Goal of the exercise
Output, word for word, every line from the start of the listing down to and including the line that contains "from bokeh.resources import INLINE"; include nothing else.

Supplied data
——————
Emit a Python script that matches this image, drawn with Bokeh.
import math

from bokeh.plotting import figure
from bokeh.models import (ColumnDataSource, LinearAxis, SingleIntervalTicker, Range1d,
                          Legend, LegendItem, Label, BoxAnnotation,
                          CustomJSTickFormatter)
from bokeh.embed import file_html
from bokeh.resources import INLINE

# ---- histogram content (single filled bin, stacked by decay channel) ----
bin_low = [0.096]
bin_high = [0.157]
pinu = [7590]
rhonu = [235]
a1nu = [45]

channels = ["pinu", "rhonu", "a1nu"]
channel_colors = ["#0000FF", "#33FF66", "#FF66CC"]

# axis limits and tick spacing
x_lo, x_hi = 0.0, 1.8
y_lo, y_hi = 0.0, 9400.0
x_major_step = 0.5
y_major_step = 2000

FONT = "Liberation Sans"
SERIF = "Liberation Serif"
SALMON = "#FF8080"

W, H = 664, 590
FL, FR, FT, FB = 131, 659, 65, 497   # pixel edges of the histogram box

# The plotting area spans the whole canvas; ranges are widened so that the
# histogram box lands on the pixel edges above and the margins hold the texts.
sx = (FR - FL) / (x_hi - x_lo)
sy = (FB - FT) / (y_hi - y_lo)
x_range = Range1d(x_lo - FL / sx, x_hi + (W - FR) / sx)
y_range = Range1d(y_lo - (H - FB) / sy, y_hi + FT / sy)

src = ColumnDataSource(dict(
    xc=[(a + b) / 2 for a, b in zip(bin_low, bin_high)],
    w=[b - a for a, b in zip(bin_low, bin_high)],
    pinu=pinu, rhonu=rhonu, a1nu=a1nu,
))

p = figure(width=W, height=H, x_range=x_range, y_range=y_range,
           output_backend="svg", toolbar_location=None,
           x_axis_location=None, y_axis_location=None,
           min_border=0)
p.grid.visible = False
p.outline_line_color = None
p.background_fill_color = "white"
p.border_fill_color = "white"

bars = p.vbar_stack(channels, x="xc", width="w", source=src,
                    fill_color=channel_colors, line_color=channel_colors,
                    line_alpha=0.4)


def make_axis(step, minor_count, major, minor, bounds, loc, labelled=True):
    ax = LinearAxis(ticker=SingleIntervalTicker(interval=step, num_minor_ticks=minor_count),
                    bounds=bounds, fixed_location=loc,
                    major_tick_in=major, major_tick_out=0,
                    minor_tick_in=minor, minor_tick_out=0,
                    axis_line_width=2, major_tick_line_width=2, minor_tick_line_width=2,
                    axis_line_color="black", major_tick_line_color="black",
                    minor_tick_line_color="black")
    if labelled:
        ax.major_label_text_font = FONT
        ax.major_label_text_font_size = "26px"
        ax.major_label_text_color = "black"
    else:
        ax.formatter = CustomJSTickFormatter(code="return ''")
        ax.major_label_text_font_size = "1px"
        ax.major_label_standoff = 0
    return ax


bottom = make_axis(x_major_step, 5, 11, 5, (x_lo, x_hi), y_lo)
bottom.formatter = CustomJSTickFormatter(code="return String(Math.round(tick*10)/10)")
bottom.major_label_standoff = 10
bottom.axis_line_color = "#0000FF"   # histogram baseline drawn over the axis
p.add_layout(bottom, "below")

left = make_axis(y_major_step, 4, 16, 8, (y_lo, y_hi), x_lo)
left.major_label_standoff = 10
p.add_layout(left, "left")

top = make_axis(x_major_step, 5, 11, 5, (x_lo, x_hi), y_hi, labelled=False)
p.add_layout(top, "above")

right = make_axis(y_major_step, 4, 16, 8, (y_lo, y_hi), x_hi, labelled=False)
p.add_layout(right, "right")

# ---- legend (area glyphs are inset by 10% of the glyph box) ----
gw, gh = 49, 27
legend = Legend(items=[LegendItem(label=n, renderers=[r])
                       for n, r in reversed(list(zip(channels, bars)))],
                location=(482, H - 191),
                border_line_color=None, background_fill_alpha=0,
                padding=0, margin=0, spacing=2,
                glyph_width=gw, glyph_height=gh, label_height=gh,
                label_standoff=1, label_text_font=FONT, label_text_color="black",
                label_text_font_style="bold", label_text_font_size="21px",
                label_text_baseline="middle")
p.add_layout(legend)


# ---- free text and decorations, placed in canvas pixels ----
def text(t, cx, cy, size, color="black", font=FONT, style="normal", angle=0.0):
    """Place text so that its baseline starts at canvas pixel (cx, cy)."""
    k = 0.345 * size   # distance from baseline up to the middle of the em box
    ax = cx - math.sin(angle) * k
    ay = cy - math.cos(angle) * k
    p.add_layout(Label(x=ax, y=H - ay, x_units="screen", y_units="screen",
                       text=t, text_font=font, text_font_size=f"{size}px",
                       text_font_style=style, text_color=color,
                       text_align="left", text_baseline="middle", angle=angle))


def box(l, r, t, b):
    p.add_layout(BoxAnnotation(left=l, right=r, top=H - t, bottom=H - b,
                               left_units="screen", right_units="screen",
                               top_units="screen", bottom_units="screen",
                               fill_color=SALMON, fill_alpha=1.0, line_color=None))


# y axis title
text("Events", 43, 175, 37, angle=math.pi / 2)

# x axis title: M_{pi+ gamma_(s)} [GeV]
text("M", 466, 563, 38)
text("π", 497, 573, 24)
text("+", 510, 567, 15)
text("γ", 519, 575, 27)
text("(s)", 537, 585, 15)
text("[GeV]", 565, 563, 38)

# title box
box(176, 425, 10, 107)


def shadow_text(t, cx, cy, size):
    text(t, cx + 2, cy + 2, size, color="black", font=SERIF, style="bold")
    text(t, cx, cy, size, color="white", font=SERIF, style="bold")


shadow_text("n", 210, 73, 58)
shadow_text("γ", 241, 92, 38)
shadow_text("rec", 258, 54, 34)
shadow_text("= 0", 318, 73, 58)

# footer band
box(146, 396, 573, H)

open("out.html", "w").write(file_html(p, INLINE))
——————
Result of the task
Emit a Python script that matches this image, drawn with Bokeh.
import math

from bokeh.plotting import figure
from bokeh.models import (ColumnDataSource, LinearAxis, SingleIntervalTicker, Range1d,
                          Legend, LegendItem, Label, BoxAnnotation,
                          CustomJSTickFormatter)
from bokeh.embed import file_html
from bokeh.resources import INLINE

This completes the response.